Buy one, get one free on breast ops

The Sunday Times Published 15 July 2012 Lois Rogers

COSMETIC surgeons are offering supermarket-style discounts for multiple breast enlargements, nose jobs and fat-removal operations in order to boost business.

Mothers and daughters are among groups of women being attracted by “buy one, get one half-price” style offers. Online shopping carts and time-limited no-refund special offers are also being used.

Alarmed by the trend, specialists from the British Association of Aesthetic Plastic Surgeons have met officials from the General Medical Council (GMC), which sets standards for doctors, to demand greater sanctions to control the practice.

“We are not selling white goods or hairdressing services,” said Nigel Mercer, a former association president and incoming president of the European Association of Societies of Aesthetic Plastic Surgery. “This is unethical and is happening on a huge scale. People should not be touting for business by telling people they will get a discount if they bring their mum or their next-door neighbour along.”

Mercer said clinics, aware that customers are strongly influenced by the views of family and friends, are offering increasingly attractive discounts for women, including mothers and daughters, to generate revenue.

Janet Webb, 53, from Leyland, Lancashire, an office manager, and her daughter Michelle, a 25-year-old dental nurse, bought “four breast implants for the price of three” by negotiating a more than £400 reduction when they both booked breast-enlargement operations.

“I did ask if we could have a bogof [buy one, get one free] deal, but they said no, although I think they knocked off the cost of one of the actual implants,” said Webb.

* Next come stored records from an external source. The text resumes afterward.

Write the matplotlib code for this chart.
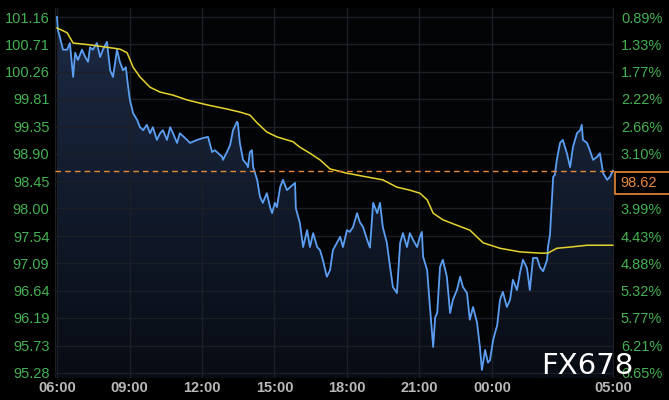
import matplotlib
matplotlib.use("Agg")
import matplotlib.pyplot as plt
import numpy as np
from matplotlib.patches import Polygon, Rectangle

# ---- data (minutes after 06:00) ----
price_min = [0, 2, 7, 15, 25, 32, 40, 45, 52, 62, 70, 77, 82, 89, 99, 107, 114, 124, 132, 139,
             149, 156, 164, 171, 176, 181, 189, 199, 206, 214, 223, 231, 238, 248, 256, 263, 273,
             281, 288, 298, 305, 323, 330, 348, 362, 375, 385, 392, 400, 410, 412, 422, 430, 437,
             447, 449, 454, 462, 472, 474, 479, 484, 487, 497, 504, 511, 521, 529, 534, 541, 546,
             554, 561, 571, 579, 586, 591, 593, 603, 611, 621, 628, 636, 646, 653, 660, 670, 678,
             685, 695, 703, 710, 720, 727, 735, 745, 752, 760, 770, 777, 785, 795, 802, 809, 819,
             827, 834, 844, 852, 859, 869, 876, 884, 894, 901, 906, 909, 919, 926, 934, 939, 944,
             951, 958, 968, 976, 983, 993, 1001, 1008, 1018, 1025, 1033, 1043, 1050, 1055, 1063,
             1070, 1075, 1083, 1093, 1100, 1107, 1117, 1125, 1132, 1142, 1150, 1157, 1167, 1174,
             1182, 1192, 1199, 1207, 1217, 1219, 1224, 1229, 1232, 1236, 1241, 1249, 1256, 1266,
             1274, 1281, 1291, 1299, 1303, 1306, 1316, 1323, 1331, 1341, 1348, 1356, 1366, 1373,
             1380]
price = [101.16, 100.95, 100.83, 100.62, 100.62, 100.73, 100.17, 100.57, 100.45, 100.62, 100.50,
         100.42, 100.66, 100.62, 100.73, 100.50, 100.62, 100.75, 100.28, 100.17, 100.62, 100.42,
         100.28, 100.33, 100.04, 99.79, 99.57, 99.46, 99.34, 99.29, 99.38, 99.24, 99.34, 99.13,
         99.24, 99.29, 99.13, 99.34, 99.24, 99.08, 99.24, 99.13, 99.08, 99.13, 99.16, 99.18,
         98.93, 98.96, 98.91, 98.85, 98.80, 98.93, 99.05, 99.29, 99.43, 99.41, 99.08, 98.80,
         98.72, 98.68, 98.93, 98.96, 98.68, 98.47, 98.19, 98.09, 98.25, 98.02, 97.92, 98.09,
         98.02, 98.35, 98.47, 98.30, 98.35, 98.39, 98.42, 98.00, 97.76, 97.36, 97.64, 97.36,
         97.59, 97.36, 97.31, 97.15, 96.87, 96.98, 97.31, 97.43, 97.53, 97.36, 97.64, 97.61,
         97.69, 97.92, 97.77, 97.69, 97.48, 97.35, 98.09, 97.92, 98.09, 97.69, 97.43, 97.03,
         96.70, 96.60, 97.43, 97.59, 97.36, 97.59, 97.48, 97.36, 97.53, 97.61, 97.20, 96.98,
         96.37, 95.71, 96.20, 96.27, 97.03, 97.15, 96.87, 96.27, 96.49, 96.65, 96.87, 96.70,
         96.60, 96.16, 96.37, 96.11, 95.71, 95.33, 95.66, 95.45, 95.49, 95.83, 96.07, 96.49,
         96.62, 96.37, 96.49, 96.82, 96.65, 96.95, 97.15, 97.01, 96.65, 97.18, 97.18, 97.03,
         96.96, 97.15, 97.36, 97.56, 98.14, 98.52, 98.55, 98.80, 99.08, 99.13, 98.91, 98.68,
         99.01, 99.24, 99.29, 99.38, 99.13, 99.08, 98.96, 98.80, 98.85, 98.91, 98.58, 98.47,
         98.52, 98.62]

avg_min = [0, 25, 40, 82, 124, 156, 174, 189, 206, 231, 256, 288, 323, 372, 422, 454, 479, 497,
           521, 546, 571, 586, 603, 628, 653, 678, 720, 760, 809, 844, 876, 901, 919, 934, 958,
           993, 1025, 1058, 1100, 1150, 1199, 1219, 1241, 1274, 1316, 1380]
avg = [100.98, 100.90, 100.73, 100.70, 100.66, 100.63, 100.57, 100.33, 100.17, 100.00, 99.92,
       99.87, 99.79, 99.71, 99.64, 99.59, 99.54, 99.41, 99.26, 99.18, 99.13, 99.10, 99.01, 98.91,
       98.80, 98.65, 98.58, 98.53, 98.47, 98.35, 98.30, 98.25, 98.14, 97.92, 97.81, 97.72, 97.64,
       97.43, 97.34, 97.28, 97.26, 97.26, 97.34, 97.36, 97.39, 97.39]

last_price = 98.62
left_ticks = [101.16, 100.71, 100.26, 99.81, 99.35, 98.90, 98.45, 98.00, 97.54, 97.09, 96.64,
              96.19, 95.73, 95.28]
# the 3.54% label is hidden behind the last-price tag in the reference
right_labels = ['0.89%', '1.33%', '1.77%', '2.22%', '2.66%', '3.10%', '', '3.99%', '4.43%',
                '4.88%', '5.32%', '5.77%', '6.21%', '6.65%']
x_ticks = [0, 180, 360, 540, 720, 900, 1080, 1380]
x_labels = ['06:00', '09:00', '12:00', '15:00', '18:00', '21:00', '00:00', '05:00']

# ---- style ----
GREEN = '#45b152'
GRID = '#1c1f25'
BLUE = '#5b9ef2'
YELLOW = '#e6d42e'
ORANGE = '#e8893a'

fig = plt.figure(figsize=(6.69, 4.00), dpi=100, facecolor='black')
ax = fig.add_axes([55 / 669, 1 - 378 / 400, (614 - 55) / 669, (378 - 8) / 400])
ax.set_facecolor('#030406')

ylo, yhi = 95.197, 101.309
xlo, xhi = -5, 1383
ax.set_xlim(xlo, xhi)
ax.set_ylim(ylo, yhi)

ax.set_yticks(left_ticks)
ax.set_yticklabels([f'{v:.2f}' for v in left_ticks])
ax.set_xticks(x_ticks)
ax.set_xticklabels(x_labels)
ax.grid(True, color=GRID, linewidth=1.0, zorder=0)
ax.tick_params(axis='y', colors=GREEN, length=0, pad=4, labelsize=10.5)
ax.tick_params(axis='x', colors='#b9b9b9', length=0, pad=2, labelsize=10.5)
for lab in ax.get_yticklabels():
    lab.set_fontfamily('Liberation Sans')
for lab in ax.get_xticklabels():
    lab.set_fontfamily('Liberation Sans')
    lab.set_fontweight('bold')
for s in ax.spines.values():
    s.set_visible(False)
ax.axvline(xlo, color='#23262c', linewidth=1.2, zorder=1)
ax.axvline(xhi, color='#23262c', linewidth=1.2, zorder=1)

# gradient fill under price
verts = [(price_min[0], ylo)] + list(zip(price_min, price)) + [(price_min[-1], ylo)]
poly = Polygon(verts, closed=True, facecolor='none', edgecolor='none')
ax.add_patch(poly)
top_c = np.array([0x1c, 0x2a, 0x44]) / 255
bot_c = np.array([0x08, 0x0c, 0x14]) / 255
g = np.linspace(0, 1, 256)[:, None]
img = top_c[None, None, :] * (1 - g[:, :, None]) + bot_c[None, None, :] * g[:, :, None]
im = ax.imshow(img, extent=[xlo, xhi, ylo, max(price)], aspect='auto', origin='upper',
               zorder=1, interpolation='bilinear')
im.set_clip_path(poly)

ax.plot(price_min, price, color=BLUE, linewidth=1.3, zorder=3)
ax.plot(avg_min, avg, color=YELLOW, linewidth=1.1, zorder=4)
ax.axhline(last_price, color=ORANGE, linewidth=1.0, dashes=(4, 3), zorder=5)

# right percent axis
ax2 = ax.twinx()
ax2.set_ylim(ylo, yhi)
ax2.set_yticks(left_ticks)
ax2.set_yticklabels(right_labels)
ax2.tick_params(axis='y', colors=GREEN, length=0, pad=5, labelsize=10.5)
for lab in ax2.get_yticklabels():
    lab.set_fontfamily('Liberation Sans')
for s in ax2.spines.values():
    s.set_visible(False)

# last price tag (box runs off the right edge like the reference)
fig.patches.append(Rectangle((615 / 669, 1 - 194 / 400), 60 / 669, 22 / 400,
                             transform=fig.transFigure, facecolor='black', edgecolor=ORANGE,
                             linewidth=1.2, zorder=9))
fig.text(620 / 669, 1 - 183 / 400, f'{last_price:.2f}', color=ORANGE, fontsize=10.5,
         family='Liberation Sans', va='center', ha='left', zorder=10)

# watermark
fig.text(541 / 669, 1 - 374 / 400, 'FX678', color='white', fontsize=21, family='DejaVu Sans',
         va='baseline', ha='left', zorder=10)

fig.savefig('out.png', dpi=100, facecolor='black')
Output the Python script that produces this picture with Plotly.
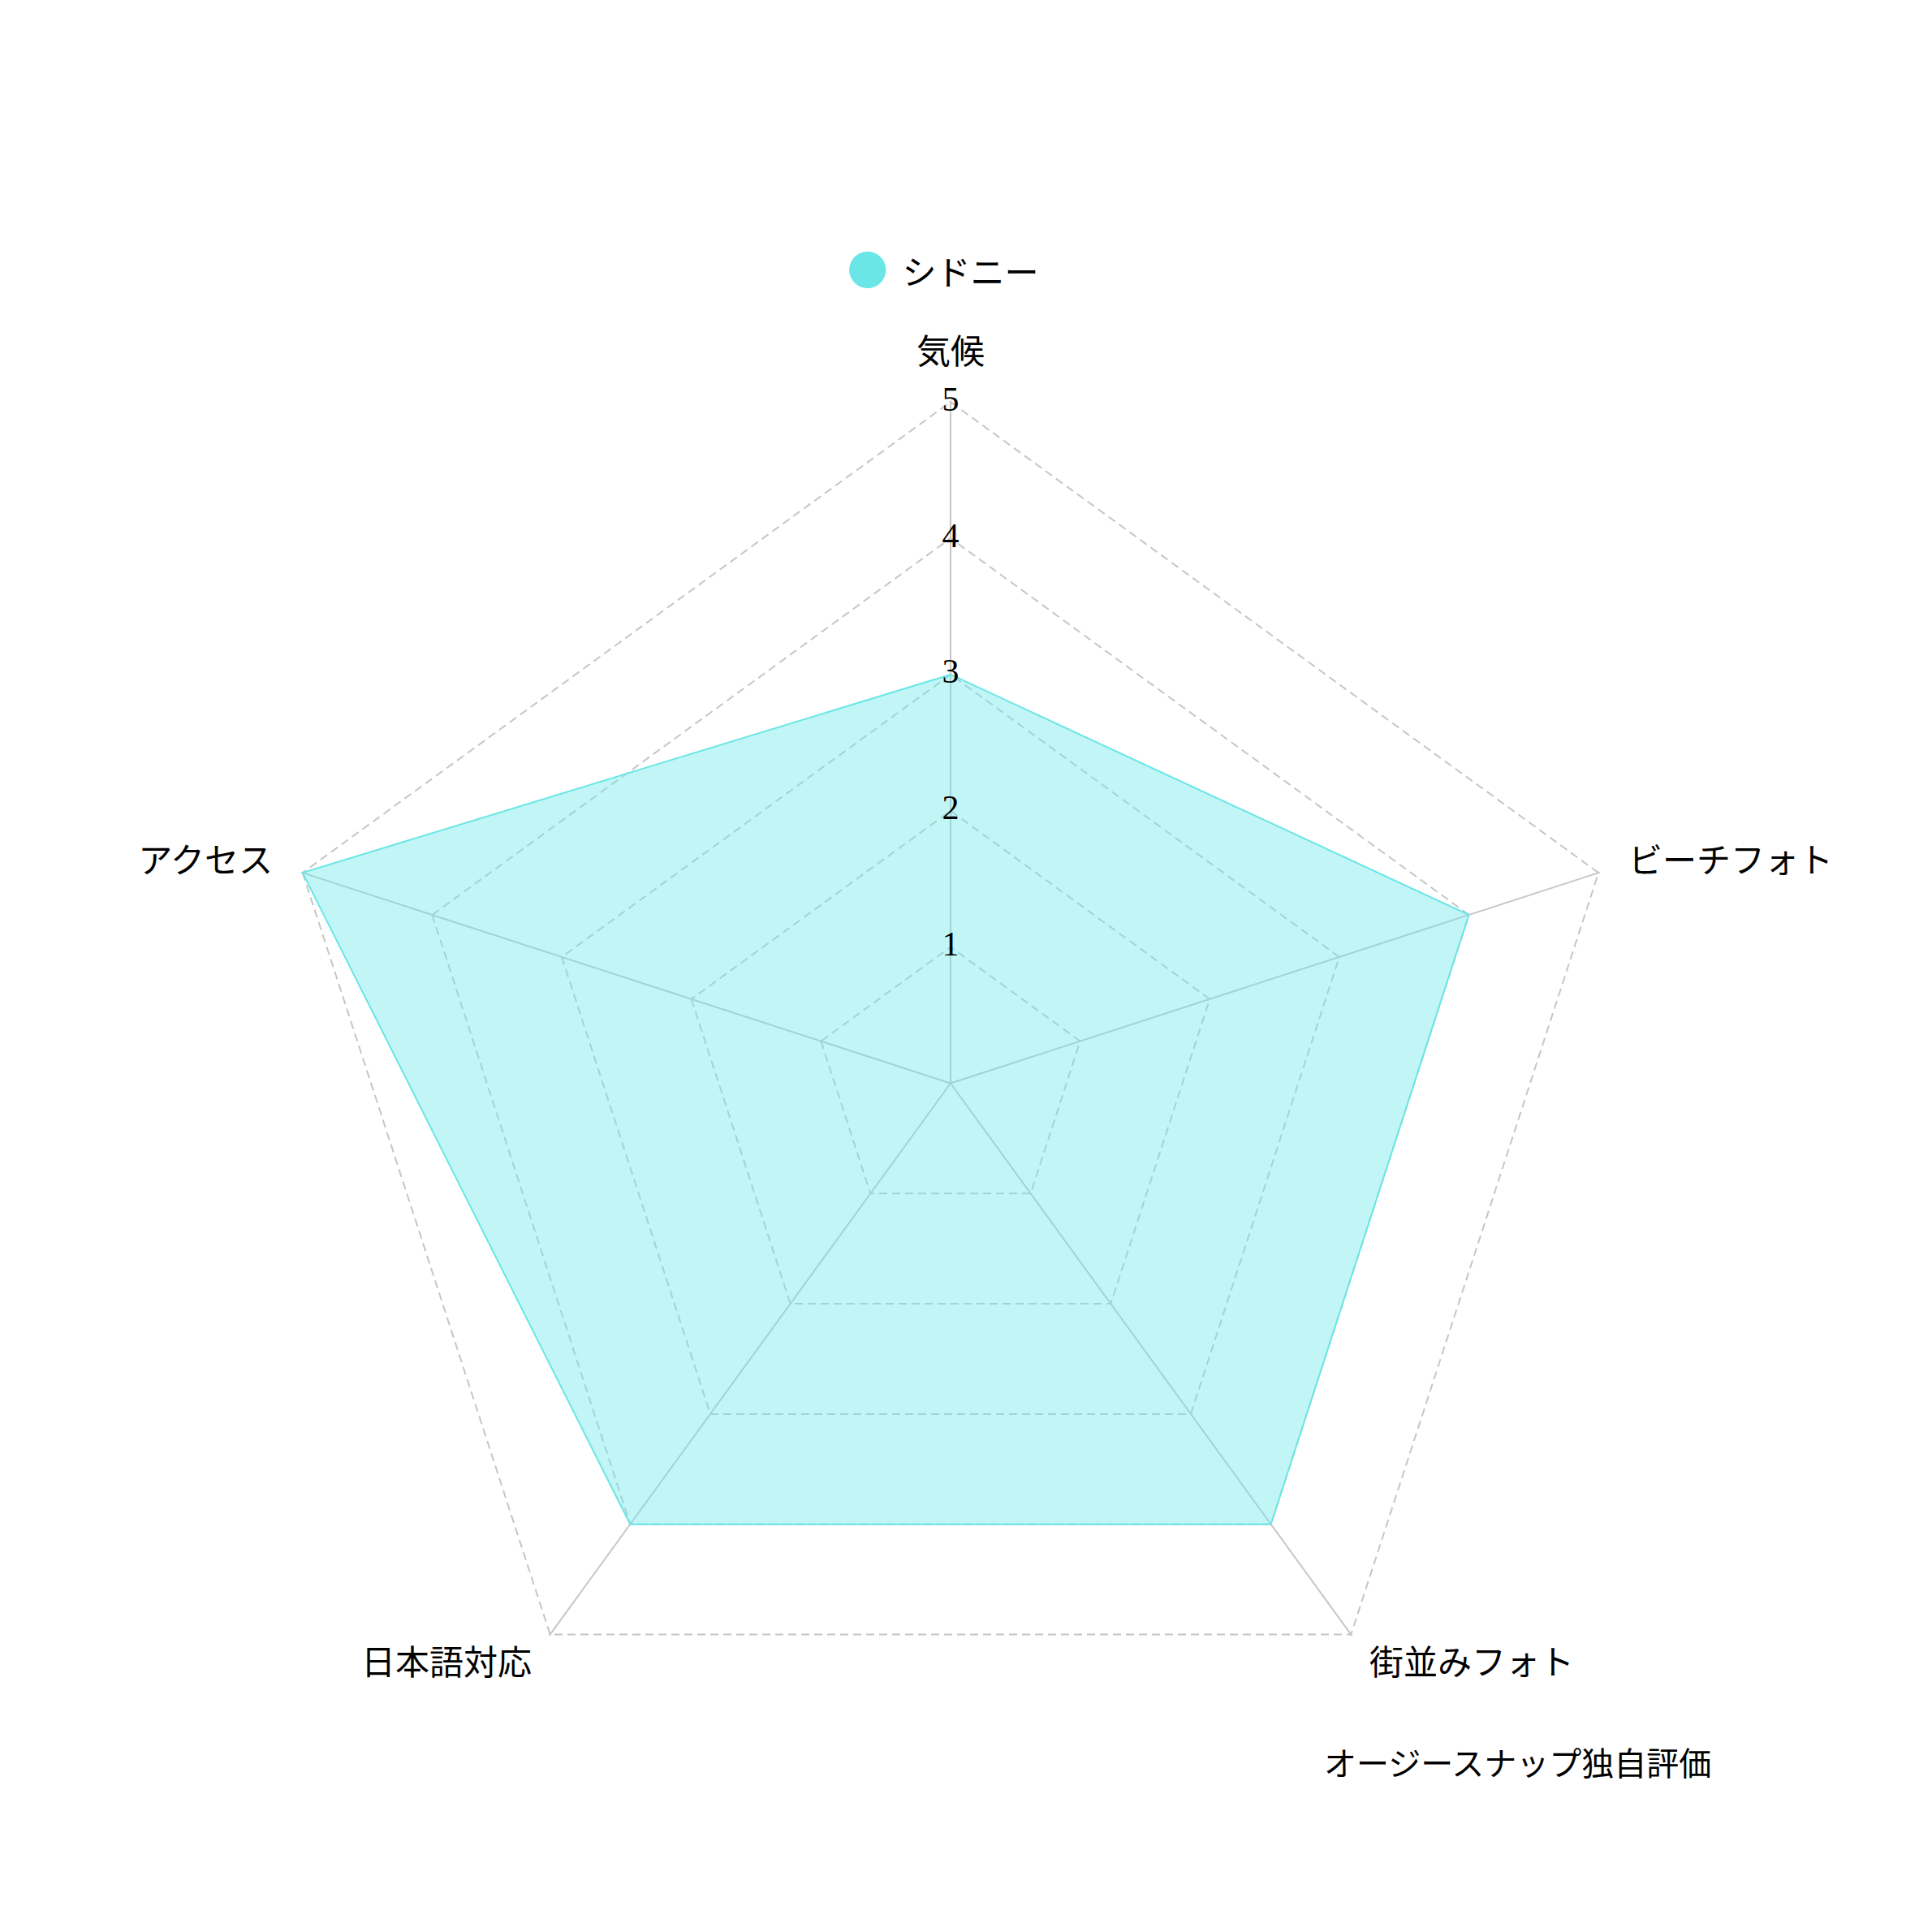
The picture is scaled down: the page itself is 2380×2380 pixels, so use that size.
import plotly.graph_objects as go

categories = ['気候', 'ビーチフォト', '街並みフォト', '日本語対応', 'アクセス']
scores = [3, 4, 4, 4, 5]
radial_ticks = [0, 1, 2, 3, 4, 5]
series_name = 'シドニー'
note = 'オージースナップ独自評価'

line_color = '#6ae6e6'
fill_color = 'rgba(110, 230, 230, 0.42)'
grid_color = '#c6c6c6'
jp_font = 'Noto Sans CJK JP'

# the two bottom labels sit a bit closer to the chart in the original
lifted = {'街並みフォト', '日本語対応'}
tick_text = ['<span style="baseline-shift:24px">%s</span>' % c if c in lifted else c
             for c in categories]

fig = go.Figure()

# score polygon
fig.add_trace(go.Scatterpolar(
    r=scores + scores[:1],
    theta=categories + categories[:1],
    mode='lines',
    fill='toself',
    fillcolor=fill_color,
    line=dict(color=line_color, width=2),
    showlegend=False,
    hoverinfo='r+theta',
))

# legend entry only (big dot drawn as a glyph, plotly caps legend markers at 16px)
fig.add_trace(go.Scatterpolar(
    r=[None],
    theta=[categories[0]],
    mode='markers',
    marker=dict(color='rgba(0,0,0,0)', size=2),
    name='<span style="color:%s;font-size:50px">●</span>\u2009 %s' % (line_color, series_name),
    showlegend=True,
    hoverinfo='skip',
))

# radial tick labels sit centred on the top spoke
fig.add_trace(go.Scatterpolar(
    r=radial_ticks,
    theta=[categories[0]] * len(radial_ticks),
    mode='text',
    text=[str(t) for t in radial_ticks],
    textposition='middle center',
    textfont=dict(family='Liberation Serif', size=42, color='black'),
    showlegend=False,
    hoverinfo='skip',
))

fig.update_layout(
    width=2380,
    height=2380,
    paper_bgcolor='white',
    margin=dict(l=0, r=0, t=0, b=0),
    font=dict(family=jp_font, size=42, color='black'),
    polar=dict(
        domain=dict(x=[0.1353, 0.8420], y=[0.0893, 0.7960]),
        bgcolor='white',
        gridshape='linear',
        radialaxis=dict(
            range=[0, 5.01],
            tickvals=radial_ticks,
            showticklabels=False,
            ticks='',
            showline=False,
            gridcolor=grid_color,
            gridwidth=1.5,
            griddash='10px,6px',
            angle=90,
        ),
        angularaxis=dict(
            rotation=90,
            direction='clockwise',
            showline=False,
            tickmode='array',
            tickvals=categories,
            ticktext=tick_text,
            ticks='outside',
            ticklen=28,
            tickcolor='rgba(0,0,0,0)',
            gridcolor=grid_color,
            gridwidth=1.5,
            tickfont=dict(family=jp_font, size=42, color='black'),
        ),
    ),
    legend=dict(
        orientation='h',
        x=0.4774,
        xanchor='center',
        y=0.8626,
        yanchor='middle',
        font=dict(family=jp_font, size=42, color='black'),
        itemwidth=30,
    ),
    annotations=[dict(
        text=note,
        x=0.681,
        y=0.0916,
        xref='paper',
        yref='paper',
        xanchor='left',
        yanchor='middle',
        showarrow=False,
        font=dict(family=jp_font, size=40, color='black'),
    )],
)

fig.write_html("out.html")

The procedure, conducted by a Manchester branch of the Transform clinic chain, cost each woman about £3,500 instead of almost £3,800. Webb insisted the discount had not influenced their decision.

Transform said the number of relatives inquiring about cosmetic procedures together had increased by 26% over the past year. It declined to comment on whether heavy discounting for multiple procedures had contributed to the rise.

Elaine Streeton, 50, a former bank cashier from South Woodham Ferrers, Essex, and her daughter Charlotte, 24, received a £25 discount when they both had laser treatment.

“I don’t think you should have surgical operations just for vanity, but now we have broken the taboo about treatment we may go back,” said Streeton. “Charlotte wants a boob job and a nose job.”

The Streetons’ treatment was carried out by the Harley Medical Group. One of its advertisements says: “Recommend a friend for a surgical procedure and choose from £100 cash, or a £200 discount on a future procedure . . . Your friend will receive £100 off their surgical procedure too.”

Harley Medical Group said demand for treatment by mothers and daughters had risen 12% in the past two years and discount offers were “in keeping with our own ethical standards as well as the guidelines set by the General Medical Council”.

Guidelines on what constitutes an unethical inducement by a doctor to persuade a patient to seek treatment are seen by critics as too vague.

Niall Dickson, chief executive of the GMC, said: “Doctors promoting their services to the public must do so responsibly. We do not specifically prohibit discounts for medical services, but we make clear that in publishing information about their services, doctors must not put pressure on patients to use that service.”

Other clinics are using Amazon-style online “shopping carts” or time-limited no-refund special offers to entice women to select surgical treatments. Sarah Burge, a beautician from St Neots, Cambridgeshire, provides a referral service for cosmetic-surgery clinics and says inquiries from mothers and daughters are common, with special offers often the decisive factor.

“They are being offered Tesco-style two-for-one deals,” she said. “The mother in her forties wants a facelift, and the daughter in her twenties is having a boob job.”

Burge, who receives treatment vouchers for her referrals, said she is saving them so her daughter Poppy, 9, can eventually have a breast enlargement.

Last month, a GP who had branched out into cosmetic work became the first doctor to be found guilty of misconduct for offering discounted cosmetic treatment.

Aamer Khan, who offered three women a £5,100 deal for liposuction fat removal if they agreed to undergo the treatment as a “job lot”, had 10 conditions imposed on his medical practice. He said: “I refute the GMC’s findings and am appealing their decision.”